For more on María Félix see, here and here.

Niamh Thornton, University of Liverpool


Trailers and A/V essays

As part of our event at FACT we will have a trailer and an audio-visual essay co-created by Niamh Thornton and Liz Greene. We are currently working hard to edit material by vloggers and Instagrammers, and finding inspiration in the many film stars and celebrities who use their brows as part of their performances. After many hours of viewing, it has been fascinating to watch the similarities and differences in approaches and advice given. Pencils, stencils, threads, and products abound. The release date for our trailer will be next week.

The Most Famous Monobrow

When I mention that I am doing a project on eyebrows and I research Mexico, Frida Kahlo’s name is always mentioned. So, it is no surprise that in a review of an exhibition of her “intimate belongings” at the V&A her “ebony eyebrow pencils that she used to emphasise her monobrow” is included. For more, read on. Kahlo’s image is to be found on multiple objects that can be bought throughout the land. So, will the exhibit now encourage a new direction in brows, just as her Tehuana-style blouse has introduced a taste for embroidery?

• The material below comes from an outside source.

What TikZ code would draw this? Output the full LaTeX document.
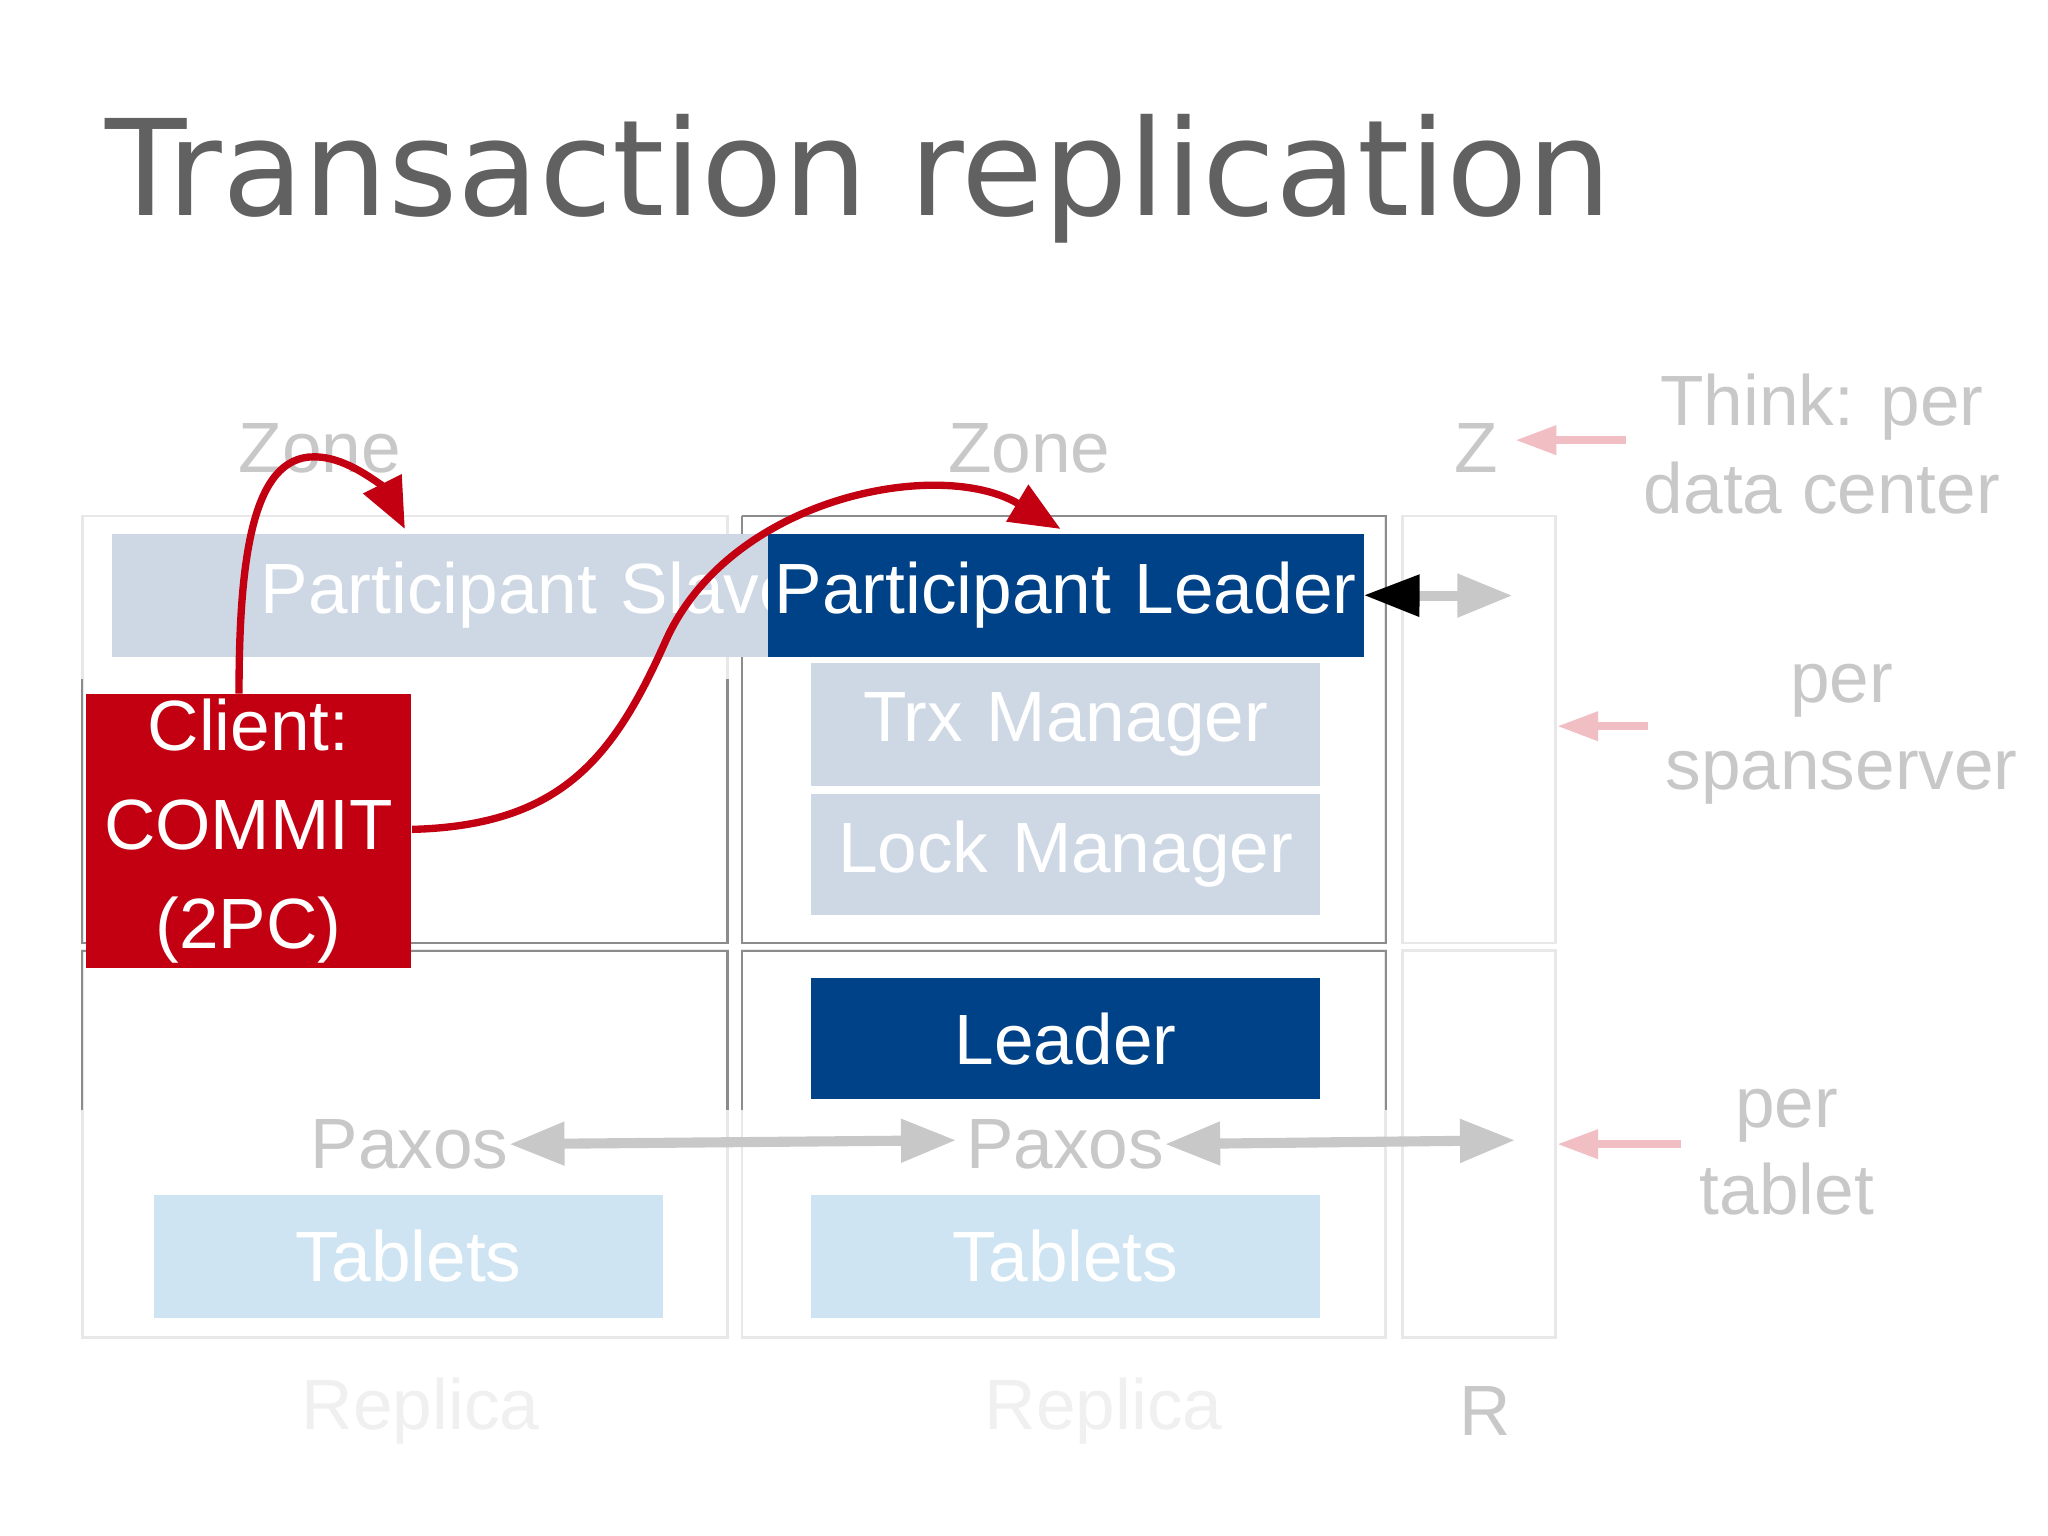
\documentclass[tikz,border=0pt]{standalone}
\usepackage{fontspec}
\setmainfont{Liberation Sans}
\newfontfamily\titlefont{DejaVu Sans}
\usetikzlibrary{arrows.meta}
\definecolor{lbox}{RGB}{206,216,228}
\definecolor{dbox}{RGB}{0,66,136}
\definecolor{tbox}{RGB}{206,228,242}
\definecolor{cred}{RGB}{194,0,18}
\definecolor{faint}{RGB}{200,200,200}
\definecolor{frame}{RGB}{232,232,232}
\definecolor{pinkc}{RGB}{240,190,195}
\begin{document}
\begin{tikzpicture}[x=0.01cm,y=-0.01cm,
  box/.style={draw=none,anchor=north west,inner sep=0pt,text=white,font=\fontsize{15.5}{18}\selectfont},
  lab/.style={text=faint,font=\fontsize{15.5}{19}\selectfont,align=center,inner sep=0pt},
  fr/.style={draw=frame,line width=0.6pt},
  garr/.style={draw=faint,line width=2.2pt,{Triangle[length=12pt,width=9pt]}-{Triangle[length=12pt,width=9pt]}},
  parr/.style={draw=pinkc,line width=1.8pt,-{Triangle[length=9pt,width=6pt]}},
  rarr/.style={draw=cred,line width=1.6pt,-{Triangle[length=11pt,width=9pt]}}]
\useasboundingbox (0,0) rectangle (1568,1176);
\fill[white] (0,0) rectangle (1568,1176);
\node[anchor=base west,inner sep=0pt,text=black!62,font=\titlefont\fontsize{29}{34}\selectfont] (title) at (80,165) {Transaction replication};
% frames
\draw[fr] (63,395) rectangle (557,722);
\draw[fr] (63,728) rectangle (557,1024);
\draw[fr] (568,395) rectangle (1061,722);
\draw[fr] (568,728) rectangle (1061,1024);
\draw[fr] (1074,395) rectangle (1191,722);
\draw[fr] (1074,728) rectangle (1191,1024);
\draw[black!45,line width=0.5pt] (63,520)--(63,722)--(557,722)--(557,520);
\draw[black!45,line width=0.5pt] (568,395)--(1061,395)--(1061,722)--(568,722)--(568,395);
\draw[black!45,line width=0.5pt] (63,850)--(63,728)--(557,728)--(557,850);
\draw[black!45,line width=0.5pt] (568,850)--(568,728)--(1061,728)--(1061,850);
% labels
\node[lab] (z1) at (245,343) {Zone};
\node[lab] (z2) at (788,343) {Zone};
\node[lab] (z3) at (1130,343) {Z};
% boxes
\node[box,fill=lbox,minimum width=455\pgflinewidth,text width=455*0.01cm,minimum height=0.94cm,align=center] (ps) at (85,408) {Participant Slave};
\node[box,fill=dbox,text width=4.56cm,minimum height=0.94cm,align=center] (pl) at (587,408) {Participant Leader};
\node[box,fill=lbox,text width=3.9cm,minimum height=0.94cm,align=center] (trx) at (620,507) {Trx Manager};
\node[box,fill=lbox,text width=3.9cm,minimum height=0.93cm,align=center] (lock) at (620,607) {Lock Manager};
\node[box,fill=dbox,text width=3.9cm,minimum height=0.93cm,align=center] (lead) at (620,748) {Leader};
\node[box,fill=tbox,text width=3.9cm,minimum height=0.94cm,align=center] (tab1) at (117,914) {Tablets};
\node[box,fill=tbox,text width=3.9cm,minimum height=0.94cm,align=center] (tab2) at (620,914) {Tablets};
\node[box,fill=cred,text width=2.49cm,minimum height=2.09cm,align=center,font=\fontsize{15.5}{21.5}\selectfont] (cl) at (65,531) {Client:\\COMMIT\\(2PC)};
% paxos
\node[lab,anchor=east] (px1) at (390,876) {Paxos};
\node[lab,anchor=east] (px2) at (892,876) {Paxos};
\coordinate (pe1) at (732,873);
\coordinate (pe2) at (1160,873);
\draw[garr] (px1.east) -- (pe1);
\draw[garr] (px2.east) -- (pe2);
\coordinate (le) at (1158,456);
\draw[faint,line width=2.2pt,-{Triangle[length=12pt,width=9pt]}] (1075,456) -- (le);
\draw[black,line width=1.2pt,-{Triangle[length=12pt,width=9pt]}] (1080,456) -- (pl.east);
% right notes
\node[lab] (n1) at (1395,340) {Think: per\\data center};
\node[lab] (n2) at (1410,562) {per\\spanserver};
\node[lab] (n3) at (1368,882) {per\\tablet};
\coordinate (a1s) at (1245,337); \coordinate (a1e) at (1160,337);
\coordinate (a2s) at (1262,556); \coordinate (a2e) at (1192,556);
\coordinate (a3s) at (1287,876); \coordinate (a3e) at (1192,876);
\draw[parr] (a1s)--(a1e);
\draw[parr] (a2s)--(a2e);
\draw[parr] (a3s)--(a3e);
\node[lab,text=black!6] (r1) at (322,1080) {Replica};
\node[lab,text=black!6] (r2) at (845,1080) {Replica};
\node[lab] (r3) at (1137,1080) {R};
% red curves
\coordinate (c1) at (310,405);
\coordinate (c2) at (812,405);
\draw[rarr] (183,531) .. controls (183,420) and (195,345) .. (245,350) .. controls (270,352) and (295,375) .. (c1);
\draw[rarr] (cl.east |- 0,635) .. controls (430,632) and (470,580) .. (510,490) .. controls (560,380) and (720,350) .. (c2);
\end{tikzpicture}
\end{document}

Niamh Thornton, University of Liverpool


Eyebrows are a constant in the press and online, with many different opinions about whose works and whose doesn’t. We want to get away from eyebrow shaming and give you an opportunity to get your eyebrow scanned, talk about what your brow means to you, and shake off the negativity around the brow. We are interested in the choices you make when you pluck, sculpt, and position your eyebrows and to challenge the current negative press around the (Scouse)brow.